The people who promoted these languages were not linguists. Most linguists believed in the Romantic myth (false, but widespread nonetheless) that languages are something like the soul of a people, a unique way each nation has of seeing the world, which led them to think that an artificial language, with neither soul nor a nation behind it, was absurd. That’s why the promoters of the languages were mostly curious people: polyglots, people in linguistics and not afraid of being ridiculed.

Are there statistics about how many people eventually spoke these artificial languages?

In the period between the two world wars, the “neutral” Esperanto movement had around 20,000 members. The non-neutral, or socialist Esperanto had around 10,000. The numbers of Volapük (invented before Esperanto) and Ido (a reformed Esperanto) speakers are much lower. Currently, and according to the most reliable estimates, there are around 100,000 people who speak Esperanto fluently—but at this juncture, Esperanto has been greatly “naturalized,” with its inconsistencies, irregularities, etc.

What thesis does your book defend?

The book studies these artificial languages as technologies of communication and shows the importance of organizational strategies compared to random processes. There is a literature in economic history which tries to explain why one technology triumphs over its competitor. Basically, this theory points out that there is a path-dependent process that makes people choose technology A instead of technology B, when those before them have also chosen the former thinking that it is going to be the winning technology. This process reaches a tipping point where technology A irreversibly displaces technology B. This happened in the battle between BETA and VHS videos… but there are many other examples. What I point out in the book is that these processes are not random when the process begins, but are determined by the organizational strategies of the promoters of the competing technologies. Put simply, there are better and worse strategies which initially tips the balance in favour of A instead of B.
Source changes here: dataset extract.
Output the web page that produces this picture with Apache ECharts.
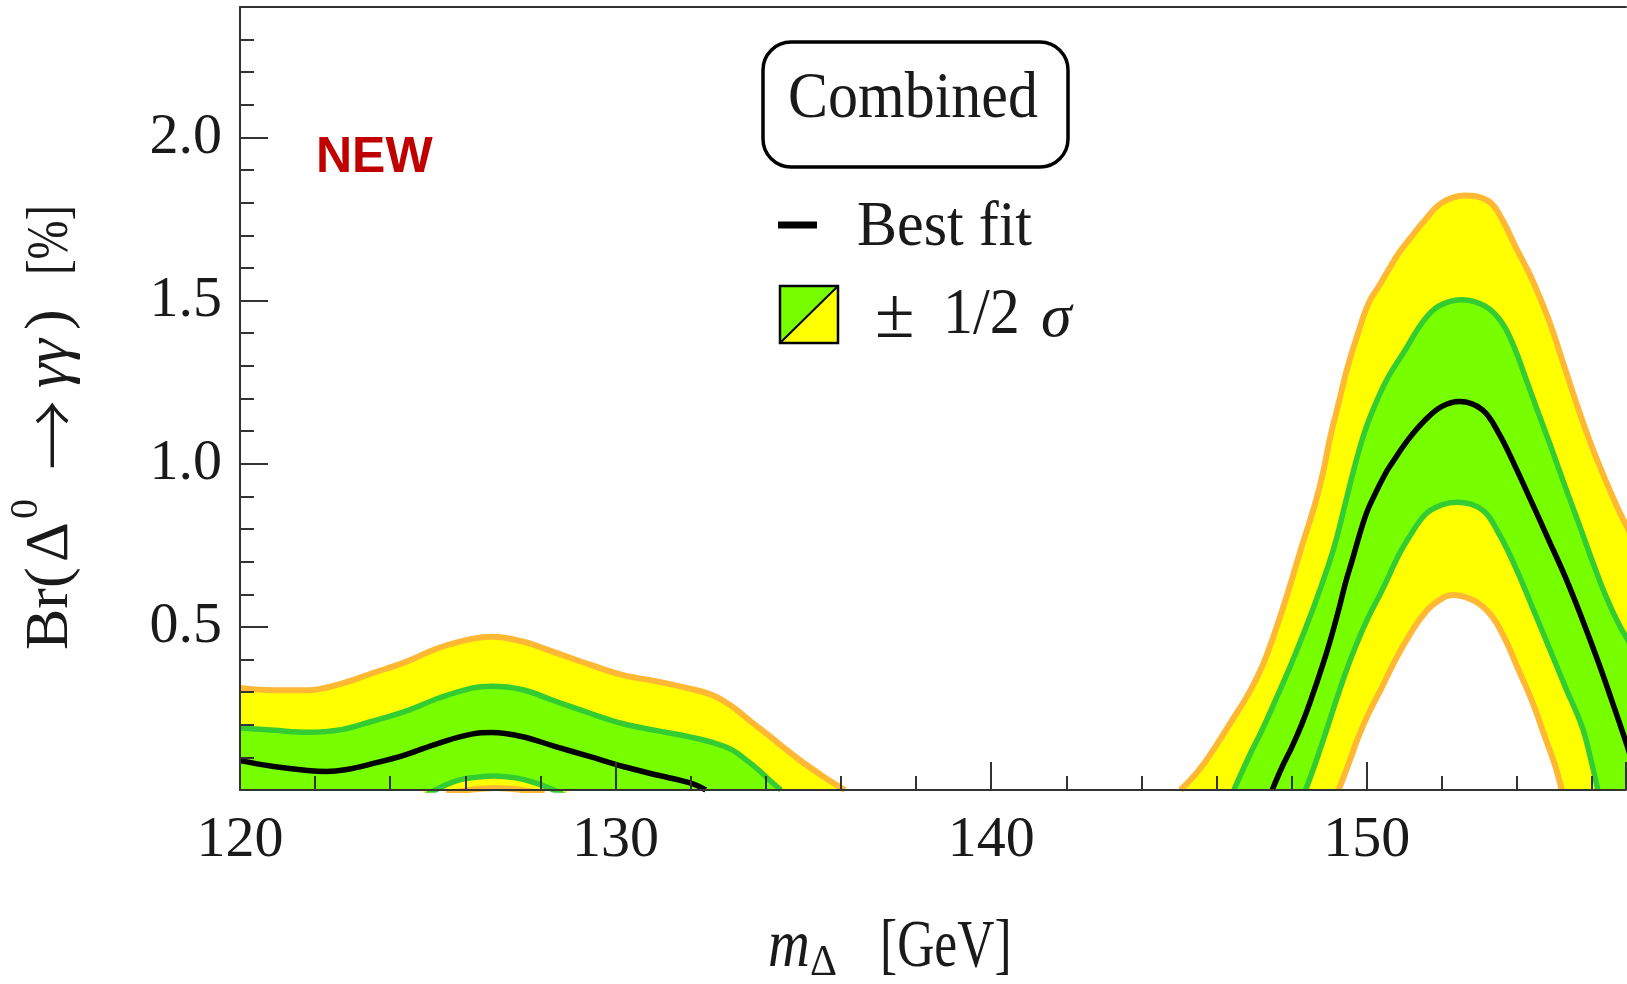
<!DOCTYPE html>
<html>
<head>
<meta charset="utf-8">
<title>Br(Δ0 → γγ) combined fit</title>
<script src="https://cdn.jsdelivr.net/npm/echarts@6/dist/echarts.min.js"></script>
<style>
  html, body { margin: 0; padding: 0; background: #fff; }
  #chart { width: 1627px; height: 984px; }
</style>
</head>
<body>
<div id="chart"></div>
<script>
// Tick labels
const xTickValues = [120, 130, 140, 150];
const yTickValues = [0.5, 1.0, 1.5, 2.0];

// Low-mass region, [m (GeV), Br (%)]
const twoSigmaUpLow = [
  [120, 0.313], [120.9, 0.306], [121.8, 0.306], [122.7, 0.326], [123.5, 0.357],
  [124.4, 0.392], [125.3, 0.436], [126.2, 0.464], [126.7, 0.47], [127.5, 0.456],
  [128.4, 0.421], [129.3, 0.385], [130.2, 0.352], [131.1, 0.333], [132.0, 0.31],
  [132.6, 0.29], [133.1, 0.256], [133.6, 0.21], [134.0, 0.174], [134.9, 0.092],
  [135.6, 0.036], [136.1, 0]
];
const oneSigmaUpLow = [
  [120, 0.19], [120.9, 0.183], [121.8, 0.177], [122.7, 0.185], [123.5, 0.21],
  [124.4, 0.241], [125.3, 0.282], [126.2, 0.313], [126.7, 0.318], [127.5, 0.308],
  [128.4, 0.272], [129.3, 0.236], [130.2, 0.203], [131.1, 0.182], [132.0, 0.162],
  [132.6, 0.145], [133.1, 0.123], [133.5, 0.09], [133.8, 0.062], [134.1, 0.03],
  [134.4, 0]
];
const bestFitLow = [
  [120, 0.09], [120.9, 0.072], [121.8, 0.06], [122.3, 0.057], [122.8, 0.062],
  [123.5, 0.08], [124.4, 0.108], [125.3, 0.144], [126.2, 0.172], [126.7, 0.176],
  [127.5, 0.164], [128.4, 0.133], [129.3, 0.103], [130.2, 0.072], [131.1, 0.046],
  [132.0, 0.021], [132.4, 0]
];
const oneSigmaDownLow = [
  [124.9, -0.02], [125.2, 0], [125.7, 0.026], [126.2, 0.038], [126.75, 0.043],
  [127.3, 0.038], [127.8, 0.024], [128.35, 0], [128.7, -0.02]
];
const twoSigmaDownLow = [
  [125.5, -0.012], [126.1, 0], [126.8, 0.006], [127.5, 0], [128.1, -0.012]
];

// High-mass region
const twoSigmaUpHigh = [
  [145.04, 0], [145.53, 0.061], [145.97, 0.133], [146.42, 0.215], [146.86, 0.297],
  [147.21, 0.378], [147.48, 0.46], [147.75, 0.552], [148.0, 0.644], [148.25, 0.74],
  [148.63, 0.88], [148.85, 0.982], [149.03, 1.084], [149.25, 1.186], [149.47, 1.289],
  [149.74, 1.391], [150.05, 1.493], [150.32, 1.544], [150.58, 1.595], [150.85, 1.646],
  [151.2, 1.698], [151.56, 1.749], [152.0, 1.8], [152.6, 1.822], [153.24, 1.805],
  [153.6, 1.749], [153.95, 1.667], [154.4, 1.565], [154.84, 1.442], [155.28, 1.29],
  [155.64, 1.165], [155.99, 1.053], [156.35, 0.951], [156.7, 0.859], [157, 0.79]
];
const oneSigmaUpHigh = [
  [146.46, 0], [146.86, 0.102], [147.21, 0.184], [147.57, 0.276], [147.92, 0.368],
  [148.28, 0.47], [148.63, 0.575], [148.95, 0.68], [149.16, 0.757], [149.43, 0.88],
  [149.7, 1.002], [149.96, 1.104], [150.32, 1.207], [150.58, 1.268], [151.03, 1.35],
  [151.47, 1.432], [151.91, 1.483], [152.53, 1.503], [153.15, 1.483], [153.6, 1.432],
  [153.95, 1.35], [154.22, 1.265], [154.57, 1.155], [154.93, 1.043], [155.28, 0.93],
  [155.64, 0.818], [155.99, 0.706], [156.35, 0.598], [156.7, 0.51], [157, 0.45]
];
const bestFitHigh = [
  [147.48, 0], [147.75, 0.072], [148.01, 0.133], [148.28, 0.205], [148.54, 0.286],
  [148.81, 0.378], [149.03, 0.46], [149.25, 0.552], [149.43, 0.634], [149.6, 0.7],
  [149.96, 0.839], [150.23, 0.91], [150.5, 0.971], [150.67, 1.002], [151.1, 1.074],
  [151.56, 1.135], [152.0, 1.176], [152.47, 1.191], [153.07, 1.166], [153.51, 1.094],
  [153.95, 0.992], [154.4, 0.879], [154.84, 0.767], [155.28, 0.654], [155.73, 0.525],
  [156.17, 0.39], [156.52, 0.275], [156.89, 0.15], [157, 0.11]
];
const oneSigmaDownHigh = [
  [148.37, 0], [148.63, 0.082], [148.9, 0.174], [149.16, 0.266], [149.43, 0.358],
  [149.7, 0.44], [150.05, 0.532], [150.41, 0.613], [150.85, 0.72], [151.1, 0.77],
  [151.56, 0.845], [152.0, 0.874], [152.4, 0.882], [153.07, 0.859], [153.51, 0.787],
  [153.95, 0.685], [154.4, 0.562], [154.84, 0.44], [155.28, 0.317], [155.73, 0.194],
  [155.95, 0.1], [156.15, 0]
];
const twoSigmaDownHigh = [
  [149.25, 0], [149.52, 0.082], [149.78, 0.164], [150.05, 0.235], [150.41, 0.317],
  [150.76, 0.399], [151.11, 0.47], [151.47, 0.532], [151.82, 0.573], [152.31, 0.598],
  [152.89, 0.578], [153.33, 0.532], [153.69, 0.46], [154.04, 0.368], [154.4, 0.272],
  [154.75, 0.16], [155.02, 0.072], [155.19, 0]
];

const YELLOW = '#FFFF00';
const GREEN = '#77FF00';
const ORANGE_EDGE = '#FFB833';
const GREEN_EDGE = '#33CC33';
const AXIS_COLOR = '#333333';
const SERIF = '"Liberation Serif", "DejaVu Serif", serif';

// One curve of the band plot; filled curves are painted down to Br = 0,
// nested bands are layered outer to inner so the stack reproduces the bands.
function curve(name, data, stroke, width, fill) {
  const s = {
    name: name,
    type: 'line',
    data: data,
    smooth: 0.4,
    symbol: 'none',
    clip: true,
    silent: true,
    animation: false,
    z: 2,
    lineStyle: { color: stroke, width: width, join: 'round' }
  };
  if (fill) s.areaStyle = { color: fill, opacity: 1, origin: 'start' };
  return s;
}

function regionSeries(up2, up1, best, down1, down2) {
  return [
    curve('+2σ', up2, ORANGE_EDGE, 6, YELLOW),
    curve('+1σ', up1, GREEN_EDGE, 5.5, GREEN),
    curve('-1σ', down1, GREEN_EDGE, 5.5, YELLOW),
    curve('-2σ', down2, ORANGE_EDGE, 6, '#FFFFFF'),
    curve('Best fit', best, '#000000', 5.5)
  ];
}

const series = [].concat(
  regionSeries(twoSigmaUpLow, oneSigmaUpLow, bestFitLow, oneSigmaDownLow, twoSigmaDownLow),
  regionSeries(twoSigmaUpHigh, oneSigmaUpHigh, bestFitHigh, oneSigmaDownHigh, twoSigmaDownHigh)
);

const axisLine = { show: true, lineStyle: { color: AXIS_COLOR, width: 2 } };

function txt(x, y, text, size, opts) {
  opts = opts || {};
  return {
    type: 'text',
    x: x, y: y,
    scaleX: opts.sx || 1,
    scaleY: opts.sy || 1,
    z: 100,
    style: {
      text: text,
      fill: opts.color || '#1a1a1a',
      fontSize: size,
      fontFamily: opts.family || SERIF,
      fontStyle: opts.italic ? 'italic' : 'normal',
      fontWeight: opts.weight || 'normal',
      align: opts.align || 'left',
      verticalAlign: 'middle'
    }
  };
}

const graphic = [
  // "NEW" tag
  txt(316, 158, 'NEW', 50, { color: '#C00000', weight: 'bold', family: '"Liberation Sans", Arial, sans-serif' }),

  // legend: title box
  { type: 'rect', z: 100, shape: { x: 763, y: 42, width: 305, height: 125, r: 28 },
    style: { fill: '#FFFFFF', stroke: '#000000', lineWidth: 3.5 } },
  txt(913, 100, 'Combined', 60, { align: 'center', sy: 1.1 }),

  // legend: best-fit line
  { type: 'line', z: 100, shape: { x1: 778, y1: 225, x2: 817, y2: 225 },
    style: { stroke: '#000000', lineWidth: 7 } },
  txt(857, 228, 'Best fit', 60, { sy: 1.05 }),

  // legend: split swatch for the 1σ / 2σ bands
  { type: 'polygon', z: 100, shape: { points: [[780, 286], [838, 286], [780, 343]] },
    style: { fill: GREEN } },
  { type: 'polygon', z: 100, shape: { points: [[838, 286], [838, 343], [780, 343]] },
    style: { fill: YELLOW } },
  { type: 'line', z: 101, shape: { x1: 780, y1: 343, x2: 838, y2: 286 },
    style: { stroke: '#000000', lineWidth: 2 } },
  { type: 'rect', z: 101, shape: { x: 780, y: 286, width: 58, height: 57 },
    style: { fill: 'none', stroke: '#000000', lineWidth: 2.5 } },
  txt(875, 318, '±', 72),
  txt(943, 316, '1/2', 60, { sy: 1.1 }),
  txt(1041, 320, 'σ', 62, { italic: true }),

  // x-axis title: m_Δ [GeV]
  txt(768, 948, 'm', 58, { italic: true, sy: 1.15 }),
  txt(810, 963, 'Δ', 42, { sy: 1.05 }),
  txt(880, 948, '[GeV]', 56, { sx: 0.92, sy: 1.2 }),

  // y-axis title: Br(Δ⁰ → γγ) [%], read bottom to top
  {
    type: 'group', x: 0, y: 650, rotation: Math.PI / 2, z: 100,
    children: [
      txt(0, 51, 'Br(', 62),
      txt(88, 51, 'Δ', 62),
      txt(131, 26, '0', 40),
      txt(180, 52, '→', 70, { family: '"Noto Sans CJK SC", "DejaVu Sans", sans-serif', weight: 300 }),
      txt(262, 51, 'γγ', 62, { italic: true }),
      txt(320, 51, ')', 62),
      txt(375, 51, '[%]', 60, { sx: 0.78 })
    ]
  }
];

const chart = echarts.init(document.getElementById('chart'), null, { renderer: 'canvas' });
chart.setOption({
  animation: false,
  backgroundColor: '#FFFFFF',
  grid: { left: 240, right: 1, top: 7, bottom: 194, containLabel: false },
  xAxis: [
    {
      type: 'value', position: 'bottom', min: 120, max: 156.9, interval: 10, z: 5,
      axisLine: axisLine,
      axisTick: { show: true, inside: true, length: 28, lineStyle: { color: AXIS_COLOR, width: 2 } },
      minorTick: { show: true, splitNumber: 5, length: 14, lineStyle: { color: AXIS_COLOR, width: 2 } },
      splitLine: { show: false },
      minorSplitLine: { show: false },
      axisLabel: {
        show: true, margin: 22, showMinLabel: true, showMaxLabel: false,
        color: '#1a1a1a', fontSize: 58, fontFamily: SERIF,
        formatter: function (v) { return xTickValues.indexOf(v) >= 0 ? String(v) : ''; }
      }
    },
    {
      type: 'value', position: 'top', min: 120, max: 156.9, z: 5,
      axisLine: axisLine,
      axisTick: { show: false }, axisLabel: { show: false }, splitLine: { show: false }
    }
  ],
  yAxis: [
    {
      type: 'value', position: 'left', min: 0, max: 2.4, interval: 0.5, z: 5,
      axisLine: axisLine,
      axisTick: { show: true, inside: true, length: 28, lineStyle: { color: AXIS_COLOR, width: 2 } },
      minorTick: { show: true, splitNumber: 5, length: 14, lineStyle: { color: AXIS_COLOR, width: 2 } },
      splitLine: { show: false },
      minorSplitLine: { show: false },
      axisLabel: {
        show: true, margin: 18, showMinLabel: false, showMaxLabel: false,
        color: '#1a1a1a', fontSize: 58, fontFamily: SERIF,
        formatter: function (v) {
          return yTickValues.some(function (t) { return Math.abs(t - v) < 1e-9; }) ? v.toFixed(1) : '';
        }
      }
    }
  ],
  series: series,
  graphic: graphic
});
</script>
</body>
</html>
What are the best organizational strategies?

Organizational strategies are the plans carried forward to beat the competitor. There are no fixed criteria to identify what the best strategy is, because it depends on the sector and the potential users. In the battle of artificial languages, of course, it was not a good strategy to continuously reform the language to improve it as much as possible, as did the advocates of Ido. It is difficult to win a standardization battle if the product itself is not standardized. It wasn’t a good idea, either, to replicate the model of the pastor and his flock, which the inventor of Volapük did. Its authoritarianism caused internal schisms which blocked the emergence of a community of speakers.

What were the keys for Esperanto to win?

Esperanto won because the person who started it had political experience and knew the importance of giving voice to and creating a community of speakers. Intuitively, he knew he was involved in a standardization battle whose importance laid not in the relative quality of the product (which it is difficult to measure or compare) but in creating a solid base of users.


Many factors influence these processes, don’t they?

The subject of artificial languages in the period that I have studied is fascinating. It lets you study the emergence of scientific disciplines like anthropology and linguistics; matters of political science, like the use of something with so much symbolic power like language; subjects of innovation and the spread of new technologies; and the viability of transnational social movements.

Is English the new Esperanto?

Esperanto displaced Volapük and Ido, but not English, which won the battle to become a global language. In the era that I study, Esperanto was a quite diverse and colourful movement, although it had a strong pacifist and universalist component. That was a problem, because it put into question the link between language and a nation. If a language capable of existing independently from a nation was developed, many might think that that link was an artifice and that national languages were nothing more than political instruments used in competition between countries. The nationalism of the era wasn’t interested in having the king be seen naked, so it opted to damage and spurn Esperanto to favour national languages. Of course, in the end, the language with the most political and economic power behind it, i.e. English, prevailed.

Can these results be extrapolated to other fields? Are there definite keys able to explain why one technology prevails over another?

I am very cautious about this point. This research is a case study that, by definition, cannot be extrapolated. Case studies serve to develop ideas, concepts and models that afterwards can be used in other studies. What this study suggests is that, in a battle of standardization, the probabilities of winning don’t depend neither on chance nor on the quality of the product. More important are the strategies employed to create a wide base of users as soon as possible.

Do these cases still happen now?

Given the pace of technological innovation, we can find many standardization battles. For example, we have a contest about the batteries for electric cars, or the basic components of quantum computers.